Data rows
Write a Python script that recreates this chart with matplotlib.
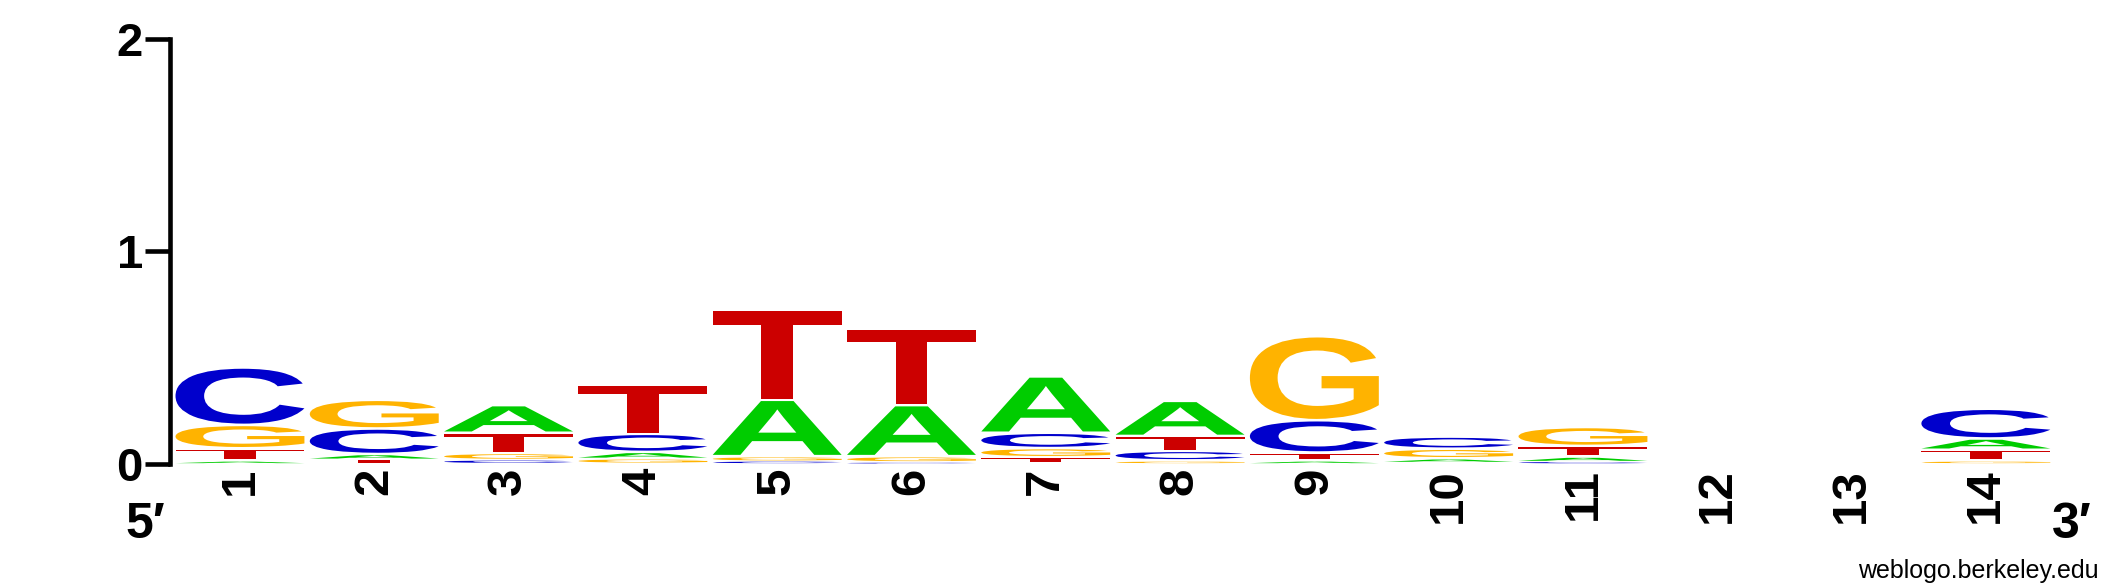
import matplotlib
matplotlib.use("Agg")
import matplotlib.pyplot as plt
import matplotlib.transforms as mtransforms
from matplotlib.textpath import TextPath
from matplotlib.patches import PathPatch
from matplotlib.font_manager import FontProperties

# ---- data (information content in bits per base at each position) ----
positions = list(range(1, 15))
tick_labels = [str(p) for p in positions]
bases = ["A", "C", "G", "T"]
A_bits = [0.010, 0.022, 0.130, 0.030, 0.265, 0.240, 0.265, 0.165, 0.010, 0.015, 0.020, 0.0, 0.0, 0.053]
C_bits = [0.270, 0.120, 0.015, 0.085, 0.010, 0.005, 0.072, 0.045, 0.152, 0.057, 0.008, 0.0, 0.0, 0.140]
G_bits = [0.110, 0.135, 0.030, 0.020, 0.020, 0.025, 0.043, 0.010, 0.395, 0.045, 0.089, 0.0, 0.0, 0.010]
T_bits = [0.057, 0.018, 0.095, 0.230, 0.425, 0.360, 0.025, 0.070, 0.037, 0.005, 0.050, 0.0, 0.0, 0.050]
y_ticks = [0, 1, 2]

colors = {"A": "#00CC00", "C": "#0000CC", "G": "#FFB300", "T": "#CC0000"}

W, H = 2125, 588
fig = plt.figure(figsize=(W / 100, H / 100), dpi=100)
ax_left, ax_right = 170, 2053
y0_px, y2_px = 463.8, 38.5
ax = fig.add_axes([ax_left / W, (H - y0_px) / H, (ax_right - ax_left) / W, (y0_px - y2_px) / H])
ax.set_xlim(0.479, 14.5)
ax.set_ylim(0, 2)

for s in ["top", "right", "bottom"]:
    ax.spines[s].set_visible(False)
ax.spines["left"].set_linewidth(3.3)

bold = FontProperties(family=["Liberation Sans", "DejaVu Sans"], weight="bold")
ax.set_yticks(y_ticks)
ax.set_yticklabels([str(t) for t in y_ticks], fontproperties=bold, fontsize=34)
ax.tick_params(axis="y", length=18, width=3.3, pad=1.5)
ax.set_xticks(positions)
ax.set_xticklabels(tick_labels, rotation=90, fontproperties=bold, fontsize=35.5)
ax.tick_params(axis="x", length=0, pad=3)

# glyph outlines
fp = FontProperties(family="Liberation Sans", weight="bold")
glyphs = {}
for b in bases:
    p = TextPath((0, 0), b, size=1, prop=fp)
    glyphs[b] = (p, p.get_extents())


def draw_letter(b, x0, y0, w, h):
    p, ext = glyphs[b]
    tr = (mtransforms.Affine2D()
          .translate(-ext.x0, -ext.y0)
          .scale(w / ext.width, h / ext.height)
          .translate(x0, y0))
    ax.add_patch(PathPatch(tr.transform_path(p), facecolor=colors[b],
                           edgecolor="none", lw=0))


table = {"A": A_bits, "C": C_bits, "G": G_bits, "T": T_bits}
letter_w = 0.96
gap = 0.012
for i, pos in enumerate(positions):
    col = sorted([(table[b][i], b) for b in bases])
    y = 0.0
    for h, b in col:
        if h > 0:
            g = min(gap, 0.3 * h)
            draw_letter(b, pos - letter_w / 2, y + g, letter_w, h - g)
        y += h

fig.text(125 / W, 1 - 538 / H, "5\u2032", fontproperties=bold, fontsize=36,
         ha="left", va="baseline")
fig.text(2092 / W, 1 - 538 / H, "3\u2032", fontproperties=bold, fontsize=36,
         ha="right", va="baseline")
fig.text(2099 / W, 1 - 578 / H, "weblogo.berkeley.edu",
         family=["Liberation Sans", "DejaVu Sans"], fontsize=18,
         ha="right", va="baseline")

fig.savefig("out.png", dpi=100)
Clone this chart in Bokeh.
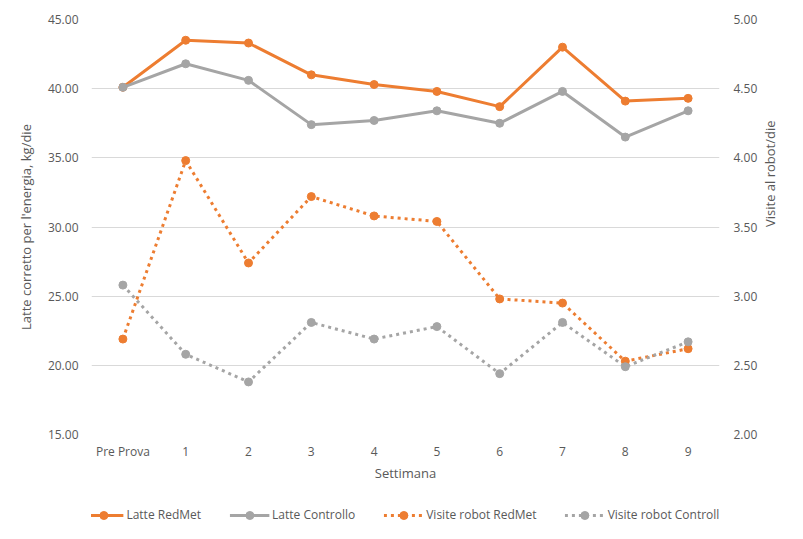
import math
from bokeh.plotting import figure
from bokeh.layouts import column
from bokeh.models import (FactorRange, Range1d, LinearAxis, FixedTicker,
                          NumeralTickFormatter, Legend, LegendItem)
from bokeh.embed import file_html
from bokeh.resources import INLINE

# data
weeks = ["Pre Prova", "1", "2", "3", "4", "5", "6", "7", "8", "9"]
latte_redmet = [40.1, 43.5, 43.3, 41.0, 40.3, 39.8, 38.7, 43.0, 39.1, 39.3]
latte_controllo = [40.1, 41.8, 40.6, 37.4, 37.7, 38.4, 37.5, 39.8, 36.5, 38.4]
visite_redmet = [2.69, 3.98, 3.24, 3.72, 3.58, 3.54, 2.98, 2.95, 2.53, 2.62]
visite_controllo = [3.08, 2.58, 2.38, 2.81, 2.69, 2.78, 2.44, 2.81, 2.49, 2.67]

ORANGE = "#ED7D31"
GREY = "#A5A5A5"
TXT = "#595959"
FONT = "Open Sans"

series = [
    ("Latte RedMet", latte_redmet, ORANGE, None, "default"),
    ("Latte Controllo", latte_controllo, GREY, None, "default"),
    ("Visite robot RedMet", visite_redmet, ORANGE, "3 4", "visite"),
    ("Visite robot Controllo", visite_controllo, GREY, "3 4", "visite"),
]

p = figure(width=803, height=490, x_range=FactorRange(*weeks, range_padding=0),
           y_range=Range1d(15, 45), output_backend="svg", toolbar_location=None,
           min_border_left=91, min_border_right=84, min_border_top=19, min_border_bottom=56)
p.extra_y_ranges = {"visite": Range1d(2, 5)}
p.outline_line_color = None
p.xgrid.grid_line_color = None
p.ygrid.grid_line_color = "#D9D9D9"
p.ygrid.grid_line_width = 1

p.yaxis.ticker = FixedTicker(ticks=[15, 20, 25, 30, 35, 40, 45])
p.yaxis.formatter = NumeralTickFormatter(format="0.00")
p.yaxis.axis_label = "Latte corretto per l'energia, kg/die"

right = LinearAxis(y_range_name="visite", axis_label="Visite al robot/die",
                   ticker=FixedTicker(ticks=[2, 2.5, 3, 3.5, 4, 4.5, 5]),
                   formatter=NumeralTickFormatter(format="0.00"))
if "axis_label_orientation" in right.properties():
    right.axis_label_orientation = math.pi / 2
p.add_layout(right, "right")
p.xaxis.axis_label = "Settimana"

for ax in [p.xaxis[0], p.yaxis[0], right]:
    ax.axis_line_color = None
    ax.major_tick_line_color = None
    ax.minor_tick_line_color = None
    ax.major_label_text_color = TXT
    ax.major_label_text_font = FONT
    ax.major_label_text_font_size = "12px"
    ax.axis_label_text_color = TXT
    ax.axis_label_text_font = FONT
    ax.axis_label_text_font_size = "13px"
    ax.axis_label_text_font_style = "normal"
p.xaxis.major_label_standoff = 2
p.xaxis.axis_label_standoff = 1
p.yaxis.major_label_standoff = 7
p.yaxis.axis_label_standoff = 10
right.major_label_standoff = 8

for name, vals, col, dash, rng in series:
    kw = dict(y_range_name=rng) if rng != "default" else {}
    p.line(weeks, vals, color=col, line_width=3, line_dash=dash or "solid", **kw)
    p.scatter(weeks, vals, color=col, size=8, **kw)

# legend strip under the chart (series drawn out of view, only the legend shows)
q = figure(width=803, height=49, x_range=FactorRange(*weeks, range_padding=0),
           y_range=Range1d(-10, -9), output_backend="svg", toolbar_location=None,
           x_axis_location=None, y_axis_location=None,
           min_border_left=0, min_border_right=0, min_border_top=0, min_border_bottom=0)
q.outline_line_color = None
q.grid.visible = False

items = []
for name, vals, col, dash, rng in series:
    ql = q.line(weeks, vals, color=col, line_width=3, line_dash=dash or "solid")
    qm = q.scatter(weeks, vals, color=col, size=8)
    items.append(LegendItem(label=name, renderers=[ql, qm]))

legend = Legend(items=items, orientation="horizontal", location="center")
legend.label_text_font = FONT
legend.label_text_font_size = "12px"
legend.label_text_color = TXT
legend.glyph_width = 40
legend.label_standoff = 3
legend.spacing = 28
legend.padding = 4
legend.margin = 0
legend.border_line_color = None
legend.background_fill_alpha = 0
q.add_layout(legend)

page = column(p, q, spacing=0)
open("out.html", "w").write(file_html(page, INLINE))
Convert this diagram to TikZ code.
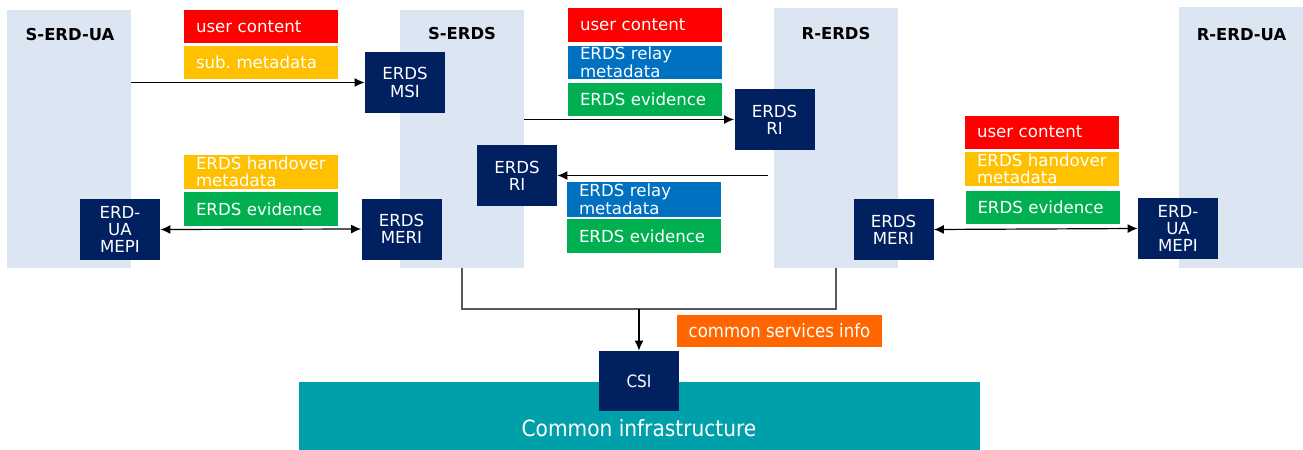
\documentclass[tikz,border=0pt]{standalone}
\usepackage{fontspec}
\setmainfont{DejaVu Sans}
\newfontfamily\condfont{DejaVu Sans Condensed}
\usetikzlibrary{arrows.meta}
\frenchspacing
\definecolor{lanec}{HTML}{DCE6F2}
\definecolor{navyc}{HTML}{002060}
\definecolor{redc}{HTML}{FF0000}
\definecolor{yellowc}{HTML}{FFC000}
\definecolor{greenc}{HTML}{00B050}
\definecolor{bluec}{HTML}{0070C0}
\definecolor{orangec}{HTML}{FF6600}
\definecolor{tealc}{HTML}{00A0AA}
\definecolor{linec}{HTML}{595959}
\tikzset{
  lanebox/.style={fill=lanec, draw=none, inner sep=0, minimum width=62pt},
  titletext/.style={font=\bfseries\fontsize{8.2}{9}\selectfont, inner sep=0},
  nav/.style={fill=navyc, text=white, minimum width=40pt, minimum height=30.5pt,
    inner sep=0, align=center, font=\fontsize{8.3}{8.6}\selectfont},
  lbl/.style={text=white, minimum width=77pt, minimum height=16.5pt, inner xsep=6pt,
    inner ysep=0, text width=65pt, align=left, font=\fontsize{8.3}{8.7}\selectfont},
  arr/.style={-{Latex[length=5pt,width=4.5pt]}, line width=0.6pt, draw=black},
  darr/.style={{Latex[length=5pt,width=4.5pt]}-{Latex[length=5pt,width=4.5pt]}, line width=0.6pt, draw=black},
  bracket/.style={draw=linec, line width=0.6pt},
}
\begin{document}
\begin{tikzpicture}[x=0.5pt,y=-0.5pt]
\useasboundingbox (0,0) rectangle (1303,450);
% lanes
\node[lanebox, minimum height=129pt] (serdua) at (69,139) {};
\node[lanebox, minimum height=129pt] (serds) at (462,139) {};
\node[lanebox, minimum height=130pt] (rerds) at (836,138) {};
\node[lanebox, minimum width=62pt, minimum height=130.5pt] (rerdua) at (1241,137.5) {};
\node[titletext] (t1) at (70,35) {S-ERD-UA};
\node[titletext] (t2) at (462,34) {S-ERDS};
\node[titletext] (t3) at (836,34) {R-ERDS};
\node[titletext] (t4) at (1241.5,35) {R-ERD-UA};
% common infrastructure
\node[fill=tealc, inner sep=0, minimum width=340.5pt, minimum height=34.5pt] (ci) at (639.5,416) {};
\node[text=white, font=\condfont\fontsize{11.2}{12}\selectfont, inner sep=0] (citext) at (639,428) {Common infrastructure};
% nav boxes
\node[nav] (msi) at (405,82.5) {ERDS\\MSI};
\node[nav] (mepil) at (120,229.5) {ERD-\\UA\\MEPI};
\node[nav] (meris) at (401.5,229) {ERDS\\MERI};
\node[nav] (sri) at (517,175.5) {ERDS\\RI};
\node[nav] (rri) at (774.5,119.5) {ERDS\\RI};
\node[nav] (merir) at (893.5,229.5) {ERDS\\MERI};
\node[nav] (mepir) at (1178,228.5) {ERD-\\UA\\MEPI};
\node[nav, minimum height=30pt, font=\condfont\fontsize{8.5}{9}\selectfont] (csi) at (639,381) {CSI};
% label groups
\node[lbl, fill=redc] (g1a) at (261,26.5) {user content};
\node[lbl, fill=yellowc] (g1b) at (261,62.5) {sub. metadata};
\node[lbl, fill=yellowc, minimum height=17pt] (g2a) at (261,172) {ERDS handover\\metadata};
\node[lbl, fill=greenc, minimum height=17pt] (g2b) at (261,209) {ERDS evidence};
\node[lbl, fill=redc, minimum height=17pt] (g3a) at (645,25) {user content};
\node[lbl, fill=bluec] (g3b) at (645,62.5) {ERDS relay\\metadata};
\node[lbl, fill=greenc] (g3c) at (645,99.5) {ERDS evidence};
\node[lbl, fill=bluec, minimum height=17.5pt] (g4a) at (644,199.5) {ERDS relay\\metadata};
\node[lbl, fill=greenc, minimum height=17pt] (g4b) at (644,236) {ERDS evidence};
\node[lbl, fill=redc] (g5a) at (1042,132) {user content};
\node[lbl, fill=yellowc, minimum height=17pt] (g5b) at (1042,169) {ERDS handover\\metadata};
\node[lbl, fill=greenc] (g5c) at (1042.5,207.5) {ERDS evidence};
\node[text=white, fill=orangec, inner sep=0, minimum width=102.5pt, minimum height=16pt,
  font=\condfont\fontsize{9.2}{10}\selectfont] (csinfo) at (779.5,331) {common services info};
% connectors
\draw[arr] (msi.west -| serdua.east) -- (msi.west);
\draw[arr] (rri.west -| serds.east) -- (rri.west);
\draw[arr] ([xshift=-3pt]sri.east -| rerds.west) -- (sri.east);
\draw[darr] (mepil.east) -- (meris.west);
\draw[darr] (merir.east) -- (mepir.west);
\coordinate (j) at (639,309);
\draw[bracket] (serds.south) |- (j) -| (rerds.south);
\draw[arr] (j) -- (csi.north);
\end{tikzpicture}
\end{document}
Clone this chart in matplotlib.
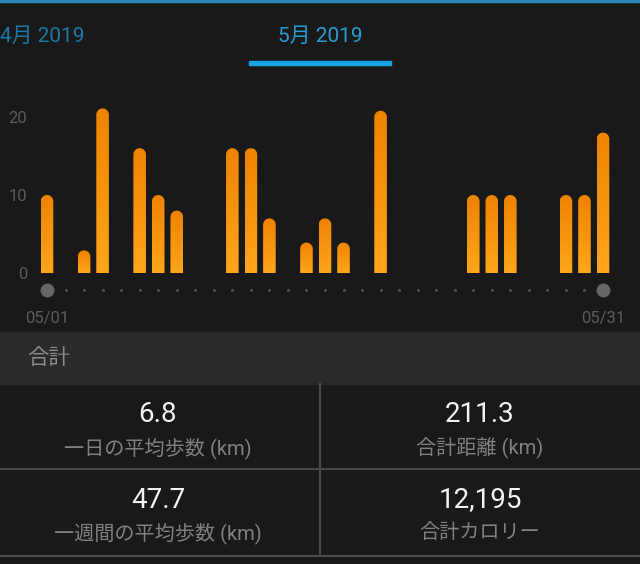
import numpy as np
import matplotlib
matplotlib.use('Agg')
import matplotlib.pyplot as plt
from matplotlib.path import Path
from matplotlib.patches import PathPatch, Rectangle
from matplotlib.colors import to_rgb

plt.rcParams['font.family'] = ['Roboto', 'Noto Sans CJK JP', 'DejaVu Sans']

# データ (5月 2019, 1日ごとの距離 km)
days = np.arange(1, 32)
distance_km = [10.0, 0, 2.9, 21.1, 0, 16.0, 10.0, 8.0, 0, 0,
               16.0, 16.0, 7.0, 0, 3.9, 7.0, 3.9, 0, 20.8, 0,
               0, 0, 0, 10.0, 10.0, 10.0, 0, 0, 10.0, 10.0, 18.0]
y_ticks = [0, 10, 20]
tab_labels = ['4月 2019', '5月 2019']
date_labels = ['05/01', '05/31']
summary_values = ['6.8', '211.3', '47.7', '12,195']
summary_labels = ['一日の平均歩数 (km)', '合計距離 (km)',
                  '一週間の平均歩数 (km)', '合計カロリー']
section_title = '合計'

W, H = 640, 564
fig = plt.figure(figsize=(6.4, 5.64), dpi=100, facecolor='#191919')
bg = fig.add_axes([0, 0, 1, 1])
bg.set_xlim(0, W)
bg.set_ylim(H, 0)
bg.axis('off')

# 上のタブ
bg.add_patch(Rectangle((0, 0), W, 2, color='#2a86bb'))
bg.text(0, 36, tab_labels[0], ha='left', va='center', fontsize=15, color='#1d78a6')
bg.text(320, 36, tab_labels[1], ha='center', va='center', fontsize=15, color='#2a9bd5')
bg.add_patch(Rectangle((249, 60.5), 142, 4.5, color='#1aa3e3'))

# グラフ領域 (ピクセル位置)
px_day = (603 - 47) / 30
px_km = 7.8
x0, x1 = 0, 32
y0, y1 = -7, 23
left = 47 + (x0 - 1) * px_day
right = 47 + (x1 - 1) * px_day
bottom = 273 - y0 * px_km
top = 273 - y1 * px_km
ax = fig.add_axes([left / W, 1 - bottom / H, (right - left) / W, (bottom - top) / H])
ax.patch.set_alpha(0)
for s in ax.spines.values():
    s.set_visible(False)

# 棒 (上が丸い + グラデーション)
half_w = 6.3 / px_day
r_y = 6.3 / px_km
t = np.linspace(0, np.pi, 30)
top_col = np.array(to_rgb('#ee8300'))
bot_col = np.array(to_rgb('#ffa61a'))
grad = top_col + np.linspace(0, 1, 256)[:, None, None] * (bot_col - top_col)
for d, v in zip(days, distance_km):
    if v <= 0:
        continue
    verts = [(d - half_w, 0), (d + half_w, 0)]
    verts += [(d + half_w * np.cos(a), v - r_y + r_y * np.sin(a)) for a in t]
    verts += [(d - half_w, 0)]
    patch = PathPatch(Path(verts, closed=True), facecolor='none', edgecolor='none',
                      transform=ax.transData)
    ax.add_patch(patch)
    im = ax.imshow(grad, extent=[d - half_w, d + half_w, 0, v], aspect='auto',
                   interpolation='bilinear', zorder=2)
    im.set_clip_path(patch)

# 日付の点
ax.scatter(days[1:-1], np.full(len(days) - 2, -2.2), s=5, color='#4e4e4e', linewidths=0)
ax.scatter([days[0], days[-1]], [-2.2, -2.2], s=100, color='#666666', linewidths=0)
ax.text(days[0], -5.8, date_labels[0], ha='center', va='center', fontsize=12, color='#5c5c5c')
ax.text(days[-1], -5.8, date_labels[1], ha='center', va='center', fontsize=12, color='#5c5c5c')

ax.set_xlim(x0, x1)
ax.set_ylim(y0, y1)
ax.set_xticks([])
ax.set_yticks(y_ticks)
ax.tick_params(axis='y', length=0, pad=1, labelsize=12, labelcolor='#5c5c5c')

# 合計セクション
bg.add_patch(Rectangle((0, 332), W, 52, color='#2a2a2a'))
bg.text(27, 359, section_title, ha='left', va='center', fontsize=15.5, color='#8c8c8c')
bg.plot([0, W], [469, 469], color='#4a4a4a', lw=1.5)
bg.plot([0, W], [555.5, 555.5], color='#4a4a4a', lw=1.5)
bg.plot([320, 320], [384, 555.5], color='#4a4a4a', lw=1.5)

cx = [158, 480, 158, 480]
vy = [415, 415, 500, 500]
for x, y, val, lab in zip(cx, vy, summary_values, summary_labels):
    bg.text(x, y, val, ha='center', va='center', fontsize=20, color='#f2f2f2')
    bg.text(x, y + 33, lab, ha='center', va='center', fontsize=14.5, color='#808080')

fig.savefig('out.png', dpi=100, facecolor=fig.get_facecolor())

The exercise
Take every line from the data that contains the word "chart".

Answer to this task
Write a Python script that recreates this chart with matplotlib.
Clone this chart in Bokeh.
# legend strip under the chart (series drawn out of view, only the legend shows)
Clone this chart in matplotlib.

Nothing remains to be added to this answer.